Is Google Inadvertently Evil?
I work for a company who's business model depends on showing up on the first page of results for a wide variety of Google searches. You can argue that shows a weakness in the business model, and to an extent I think you'd be correct. All things equal it's a better business if we aren't dependent on Google's goodwill. But that's easier said than done; even the "big guys" like Amazon are dependent on Google for a non-trivial portion of their business. Let's accept as given, then, that pleasing the great Google is a necessity. That being the case a prudcent company will try to figure out what Google wants and give it to them.
Prior to taking my current position I spent most of my IT career in the "boiler room" building servers, doing backups, maintaining the SAN, etc. I supplied the building blocks, but it was someone else's problem to do anything with them. Now I work with public-facing websites, which means that everyone in my group is worried about "search engine optimization". It drives me nuts; it's such a different mindset from what I've done before that I'd argue it doesn't even count as an IT discipline anymore.
First off, "search engine optimization" is a bloody misnomer; nobody cares what Yahoo thinks about their website. It ought rightly to be called "Google optimization" since Google's the only player that really matters. The problem is that no one really knows what Google wants. Google is a giant black box of such complexity that its impossible to study empirically.

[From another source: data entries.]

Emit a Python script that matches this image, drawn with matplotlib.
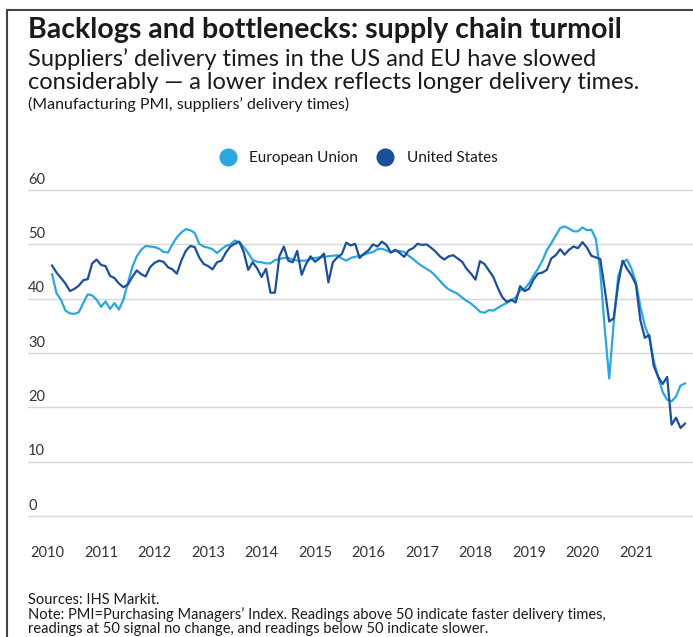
import matplotlib.pyplot as plt
from matplotlib.lines import Line2D
import numpy as np

# monthly readings, Feb 2010 onward (month 0 = Jan 2010)
years = ['2010', '2011', '2012', '2013', '2014', '2015', '2016',
         '2017', '2018', '2019', '2020', '2021']
yticks = [0, 10, 20, 30, 40, 50, 60]

eu = [44.5, 41.0, 39.8, 37.8, 37.3, 37.2, 37.5, 39.2, 40.8, 40.6, 39.8, 38.5,
      39.5, 38.1, 39.2, 38.0, 39.8, 42.9, 45.8, 47.8, 49.0, 49.7, 49.6, 49.5,
      49.2, 48.6, 48.5, 50.0, 51.3, 52.2, 52.8, 52.6, 52.1, 50.1, 49.6, 49.4,
      49.1, 48.4, 49.1, 49.7, 50.0, 50.7, 50.4, 49.5, 48.4, 47.1, 46.8, 46.7,
      46.5, 46.5, 47.1, 47.3, 47.5, 47.5, 47.2, 47.0, 47.0, 47.0, 47.3, 47.5,
      47.6, 47.7, 47.8, 47.9, 48.0, 47.4, 47.0, 47.5, 47.7, 47.9, 48.1, 48.4,
      48.6, 49.1, 49.2, 48.9, 48.5, 48.8, 48.8, 48.6, 47.9, 47.3, 46.6, 46.0,
      45.5, 45.0, 44.2, 43.3, 42.4, 41.7, 41.3, 40.9, 40.2, 39.6, 39.1, 38.4,
      37.6, 37.4, 37.9, 37.8, 38.3, 38.8, 39.2, 39.7, 40.2, 41.5, 41.8, 42.8,
      44.2, 45.5, 47.0, 48.9, 50.2, 51.6, 53.0, 53.3, 52.9, 52.4, 52.4, 53.1,
      52.6, 52.7, 51.0, 45.0, 34.5, 25.3, 35.5, 44.0, 46.6, 47.2, 45.5, 43.0,
      38.5, 35.0, 32.8, 28.5, 25.5, 22.8, 21.4, 21.1, 22.0, 24.0, 24.4]

us = [46.1, 44.8, 43.8, 42.8, 41.4, 41.8, 42.4, 43.4, 43.6, 46.5, 47.2, 46.2,
      46.0, 44.2, 43.8, 42.8, 42.1, 42.6, 44.0, 45.2, 44.5, 44.1, 45.8, 46.6,
      47.0, 46.8, 45.8, 45.4, 44.6, 47.0, 48.8, 49.7, 49.5, 47.6, 46.4, 46.0,
      45.4, 46.7, 47.0, 48.5, 49.6, 50.1, 50.5, 48.6, 45.3, 46.7, 45.6, 44.0,
      45.5, 41.1, 41.1, 47.8, 49.6, 47.0, 46.7, 48.8, 44.4, 46.4, 47.8, 46.8,
      47.4, 48.3, 43.0, 46.7, 47.6, 48.2, 50.3, 49.8, 50.1, 47.5, 48.3, 48.9,
      50.0, 49.6, 50.5, 49.9, 48.5, 49.0, 48.4, 47.7, 48.9, 49.3, 50.1, 49.9,
      50.0, 49.4, 48.7, 47.8, 47.2, 47.8, 48.0, 47.4, 46.8, 45.5, 44.6, 43.5,
      46.9, 46.4, 45.2, 44.0, 42.0, 40.3, 39.4, 39.8, 39.3, 42.3, 41.4, 41.8,
      43.5, 44.6, 44.8, 45.3, 47.4, 48.0, 49.1, 48.1, 49.0, 49.6, 49.3, 50.4,
      49.4, 47.9, 47.6, 47.3, 41.8, 35.8, 36.4, 42.6, 47.0, 45.5, 44.3, 42.6,
      36.0, 32.8, 33.3, 27.6, 25.6, 24.3, 25.6, 16.8, 18.1, 16.2, 17.0]

months = np.arange(1, len(eu) + 1)

EU_COL = '#2aa7df'
US_COL = '#1b4e9b'
TXT = '#1a1a1a'
plt.rcParams['font.family'] = ['Lato', 'DejaVu Sans']

W, H = 693, 637
fig = plt.figure(figsize=(W / 100, H / 100), dpi=100)

# axes: left at px 28, right edge of figure; 0 at px 516, 60 at px 190
ax = fig.add_axes([28 / W, (H - 521.4) / H, 665 / W, (521.4 - 184.6) / H])
ax.set_ylim(-1, 61)
ax.set_xlim(-4.4, 144.8)

ax.plot(months, eu, color=EU_COL, lw=1.6, solid_joinstyle='round')
ax.plot(months, us, color=US_COL, lw=1.6, solid_joinstyle='round')

for v in yticks:
    ax.axhline(v, color='#d6d6d6', lw=1.0, zorder=0)
    ax.text(-4.4, v + 0.6, str(v), fontsize=10.5, color='#333333',
            ha='left', va='bottom')

for s in ax.spines.values():
    s.set_visible(False)
ax.set_yticks([])
ax.set_xticks(np.arange(len(years)) * 12, years)
ax.tick_params(axis='x', length=0, pad=18, labelsize=10.5, labelcolor='#333333')

handles = [Line2D([], [], ls='none', marker='o', ms=12, color=EU_COL),
           Line2D([], [], ls='none', marker='o', ms=12, color=US_COL)]
fig.legend(handles, ['European Union', 'United States'], ncol=2,
           loc='center', bbox_to_anchor=(355 / W, 1 - 158 / H), frameon=False,
           fontsize=11, handletextpad=0.4, columnspacing=0.8,
           labelcolor=TXT)

fig.text(28 / W, 1 - 38 / H, 'Backlogs and bottlenecks: supply chain turmoil',
         fontsize=20.5, fontweight='bold', color=TXT, va='baseline')
fig.text(28 / W, 1 - 66 / H,
         'Suppliers\u2019 delivery times in the US and EU have slowed',
         fontsize=17, color=TXT, va='baseline')
fig.text(28 / W, 1 - 89 / H,
         'considerably \u2014 a lower index reflects longer delivery times.',
         fontsize=17, color=TXT, va='baseline')
fig.text(28 / W, 1 - 109 / H, '(Manufacturing PMI, suppliers\u2019 delivery times)',
         fontsize=11.5, color=TXT, va='baseline')

fig.text(28 / W, 1 - 604 / H, 'Sources: IHS Markit.', fontsize=10.5, color=TXT,
         va='baseline')
fig.text(28 / W, 1 - 618.5 / H,
         'Note: PMI=Purchasing Managers\u2019 Index. Readings above 50 indicate '
         'faster delivery times,', fontsize=10.5, color=TXT, va='baseline')
fig.text(28 / W, 1 - 633 / H,
         'readings at 50 signal no change, and readings below 50 indicate slower.',
         fontsize=10.5, color=TXT, va='baseline')

# frame lines at the left and top of the panel
fig.add_artist(Line2D([7 / W, 7 / W], [0, 1 - 10 / H], color='#444444', lw=1.5))
fig.add_artist(Line2D([7 / W, 1], [1 - 10 / H, 1 - 10 / H], color='#444444', lw=1.5))

fig.savefig('out.png', dpi=100, facecolor='white')
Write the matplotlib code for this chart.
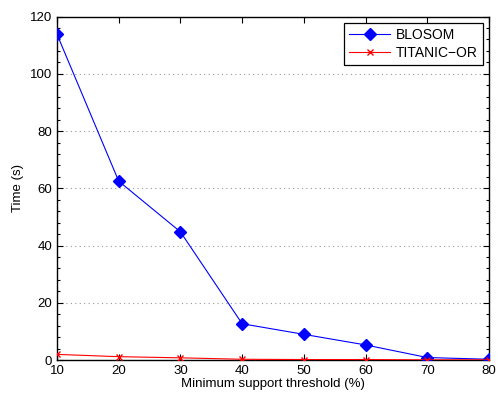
import matplotlib
matplotlib.use("Agg")
import matplotlib.pyplot as plt
from matplotlib.ticker import MultipleLocator

plt.rcParams['font.family'] = ['Liberation Sans', 'DejaVu Sans']

# data
support = [10, 20, 30, 40, 50, 60, 70, 80]
blosom = [113.8, 62.5, 44.8, 12.7, 9.0, 5.3, 0.9, 0.3]
titanic = [2.0, 1.2, 0.8, 0.3, 0.2, 0.2, 0.1, 0.1]

fig = plt.figure(figsize=(5, 3.94), dpi=100)
ax = fig.add_axes([0.114, 0.086, 0.864, 0.872])

ax.plot(support, blosom, color='blue', marker='D', markersize=6, linewidth=0.8,
        label='BLOSOM', zorder=3)
ax.plot(support, titanic, color='red', marker='x', markersize=5, linewidth=0.8,
        label='TITANIC\u2212OR', zorder=3)

ax.set_xlim(10, 80)
ax.set_ylim(0, 120)
ax.set_xticks(support)
ax.set_yticks(range(0, 121, 20))
ax.yaxis.set_minor_locator(MultipleLocator(4))

# matlab-like box with ticks inside on all sides
ax.tick_params(which='both', direction='in', top=True, right=True, labelsize=9.5,
               width=0.8)
ax.tick_params(which='major', length=4)
ax.tick_params(which='minor', length=2.5)
for s in ax.spines.values():
    s.set_linewidth(1)

ax.grid(axis='y', which='major', linestyle=(0, (1, 3)), color='#999999', linewidth=0.8)

ax.set_xlabel('Minimum support threshold (%)', fontsize=9.5, labelpad=1)
ax.set_ylabel('Time (s)', fontsize=9.5, labelpad=4)

leg = ax.legend(loc='upper right', fontsize=10, fancybox=False, edgecolor='black',
                framealpha=1, handlelength=3.0, handletextpad=0.4,
                borderaxespad=0.45, borderpad=0.35, labelspacing=0.3)
leg.get_frame().set_linewidth(0.9)

fig.savefig('out.png', dpi=100)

This may be the 21st century, but human nature hasn't changed all that much. In the absence of any systematic understanding of how Google search works people have reverted to form; SEO now resembles nothing so much as the IT equivalent of augury. There are arcane treatises to study, wise experts to consult, portents in the blogs, and a great, omnipotent god which must be appeased.
People in my company are afraid to make even small changes for fear of pissing off Google. And making major changes is out of the question unless they're blessed by our SEO expert (who, I might add, has yet to demonstrate that he's any more efficacious than an O'Reilly book). Even worse, there's a lot of Web 2.0/Ajax-y improvements that could be made, but these (if the SEO poobahs are to be believed) make Googlebot cranky. This is the first time I've been on the front lines, but I've no cause to assume that my company is particularly unique in this regard.
This is where the "inadvertently evil" comes into play. Google, darling, you're simply far too powerful and inscrutable. Though I'm fairly certain this wasn't your intention, you've taken the web out of the hands of empiricists and raised a false priesthood in its place. People probably have lots of cool ideas about what they could be doing to make their web sites better but aren't able to put those ideas into production due to concerns about how you'll react.
That, I think, is the heart of the issue; Google's feedback mechanism is nearly non-existent. The webmaster tools are a nice idea, but they really don't provide that much information in practice. I've had websites drop from the top 3 results to page 8 overnight without any changes on my end. In such a situation I'd expect that the webmaster tools might tell me something, but they are silent.
So Google, if you're listening, do me a favor will you? Give me some tools. You needn't reveal the details of your beloved PageRank; knowing how complicated it likely is under the hood I doubt it'd be useful anyway. But give me something, anything, so that when the nattering nabobs of negativity complain that some change will ruin their precious website I can tell them "No, it won't". If I can't do that then the daemons of stasis end up winning and you, of all people, should appreciate that that does no one any good in the long run.